It's a plugin available for Safari, Chrome, and Firefox that looks to promote campaign finance transparency in an interesting new way.
With Greenhouse, if you're on a website with the name of a member of Congress anywhere on it, the plugin will highlight the name and, if you hover your mouse over it, pop up a small info-box showing the elected official, their political affiliation and state, and a full list of their biggest contributors with dollar amounts (using data from OpenSecrets.org). It also shows what percentage of the official’s donations were $200 or less, and which campaign finance measures they supported.
And it works.
I had a ton of fun Googling congressman's names then seeing just how debilitatingly insignificant my sporadic $25 donations are. For example, here's Mitch McConnell's info box:
But after a little while, it all got way too real. And then my head and my heart started to hurt at the same time...
We say we want all this transparency so that real change will come, but so far, at this point in our societal evolution, we're at that disheartening stage where more transparency is just showing us exactly how screwed the system really is and it's messing a lot of people up; I'm an optimist who believes that deep down most libertarians are just progressives who gave up pushing for the government to get out their bedroom/marijuana tins and said screw it let's just politically Ra's Al Ghul the place to the ground.

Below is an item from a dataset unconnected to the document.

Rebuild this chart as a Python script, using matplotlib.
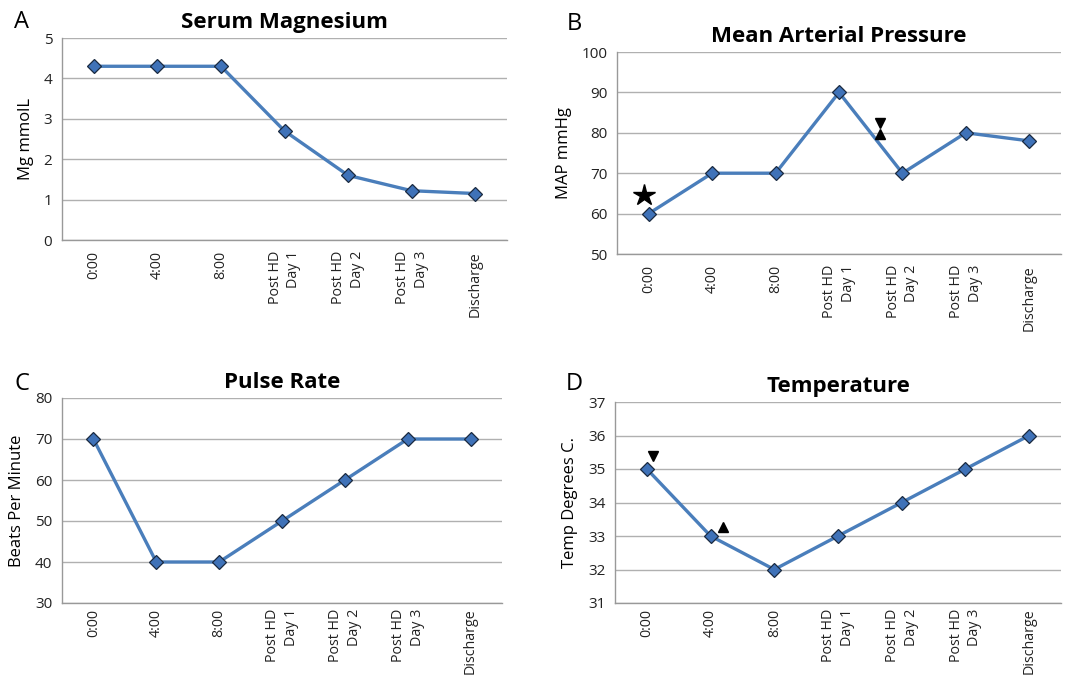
import matplotlib
matplotlib.use("Agg")
import matplotlib.pyplot as plt
import numpy as np

categories = ["0:00", "4:00", "8:00", "Post HD\nDay 1", "Post HD\nDay 2", "Post HD\nDay 3", "Discharge"]
mg_values = [4.3, 4.3, 4.3, 2.7, 1.6, 1.22, 1.15]
map_values = [60, 70, 70, 90, 70, 80, 78]
pulse_values = [70, 40, 40, 50, 60, 70, 70]
temp_values = [35, 33, 32, 33, 34, 35, 36]

plt.rcParams['font.family'] = ['Open Sans', 'DejaVu Sans']

fig = plt.figure(figsize=(10.66, 6.8), dpi=100)
W, H = 1066, 680

def add_ax(l, t, r, b):
    return fig.add_axes([l / W, 1 - b / H, (r - l) / W, (b - t) / H])

LINE = '#4a7ebb'
FACE = '#3f72b8'
GRID = '#b0b0b0'

panels = [
    dict(box=(62, 38, 507, 240), vals=mg_values, ylim=(0, 5), step=1, title="Serum Magnesium",
         ylabel="Mg mmolL", letter="A", xpad=8),
    dict(box=(617, 52, 1061, 254), vals=map_values, ylim=(50, 100), step=10, title="Mean Arterial Pressure",
         ylabel="MAP mmHg", letter="B", xpad=8),
    dict(box=(62, 398, 502, 603), vals=pulse_values, ylim=(30, 80), step=10, title="Pulse Rate",
         ylabel="Beats Per Minute", letter="C", xpad=4),
    dict(box=(615, 402, 1061, 603), vals=temp_values, ylim=(31, 37), step=1, title="Temperature",
         ylabel="Temp Degrees C.", letter="D", xpad=4),
]

axes = []
for p in panels:
    ax = add_ax(*p['box'])
    axes.append(ax)
    x = np.arange(len(categories))
    ax.plot(x, p['vals'], color=LINE, lw=2.4, marker='D', markersize=7.5,
            markerfacecolor=FACE, markeredgecolor='#1a2a40', markeredgewidth=0.9, zorder=3)
    ax.set_xlim(-0.5, len(categories) - 0.5)
    ax.set_ylim(*p['ylim'])
    ax.set_yticks(np.arange(p['ylim'][0], p['ylim'][1] + p['step'] / 2, p['step']))
    ax.yaxis.grid(True, color=GRID, lw=1.0)
    ax.set_axisbelow(True)
    ax.set_xticks(x)
    ax.set_xticklabels(categories, rotation=90, fontsize=10.3, color='#222222',
                       multialignment='right', linespacing=1.35)
    ax.tick_params(axis='y', length=0, pad=7, labelsize=11, labelcolor='#222222')
    ax.tick_params(axis='x', length=0, pad=p['xpad'])
    for s in ['top', 'right']:
        ax.spines[s].set_visible(False)
    for s in ['left', 'bottom']:
        ax.spines[s].set_color('#999999')
        ax.spines[s].set_linewidth(1.0)
    ax.set_title(p['title'], fontsize=16, fontweight='bold', pad=7)
    ax.set_ylabel(p['ylabel'], fontsize=12, labelpad=7)

# panel letters
fig.text(22 / W, 1 - 22 / H, "A", fontsize=17, ha='center', va='center')
fig.text(574 / W, 1 - 24 / H, "B", fontsize=17, ha='center', va='center')
fig.text(22 / W, 1 - 384 / H, "C", fontsize=17, ha='center', va='center')
fig.text(574 / W, 1 - 384 / H, "D", fontsize=17, ha='center', va='center')

# annotation symbols
axB = axes[1]
axB.plot([-0.08], [64.5], marker='*', color='black', markersize=16, zorder=4, clip_on=False)
axB.plot([3.65], [82.5], marker='v', color='black', markersize=7.5, zorder=4)
axB.plot([3.65], [79.8], marker='^', color='black', markersize=7.5, zorder=4)

axD = axes[3]
axD.plot([0.1], [35.4], marker='v', color='black', markersize=7.5, zorder=4)
axD.plot([1.2], [33.27], marker='^', color='black', markersize=7.5, zorder=4)

fig.savefig("out.png", dpi=100)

And it shouldn't be surprising to find out that this technology was developed by a 16-year old kid.
First off, teenagers are going to be the ones to save us with the next Amazon/eBay/Facebook, but more importantly, Nicholas Rubin, the 16-year old of note, is chock full of hope; that's why he developed this app. He believes that information has power that can bring about change. This, of course, should be lauded (and it's kind of the same thought process that any good journalist has to subscribe to), but we've had access to the internet, aka this information (/all the information in the world), for years now. In fact, we're overloaded with information (and even that information can't be trusted because there's really a whole other hidden story behind it, right?).
Right now, in 2014, information is terrifying. Especially so if it validates our preconceived nihilistic assumptions.
Somehow, with every new scandal and with every new pulling back of a curtain, the rallying cry isn't "We're not gonna take it!", it's "We're forced to take this now?"
We all know something has to give, us or them (whoever "they" really are), but somehow it seems like the numbers and the facts don't matter to us anymore. It's all spin and confusion and apathy.
On the Greenhouse website, Nicholas Rubin has written what we all think but never do anything about:
"...the influence of money on our government isn’t a partisan issue. Whether Democrat or Republican, we should all want a political system that is independent of the influence of big money and not dependent on endless cycles of fundraising from special interests. The United States of America was founded to serve individuals, not big interests or big industries. Yet every year we seem to move farther and farther away from our Founders' vision."
But how do you even know what direction to start swimming when you've drifted so far that you can't see the shore anymore?
Actually, there's probably an app for that.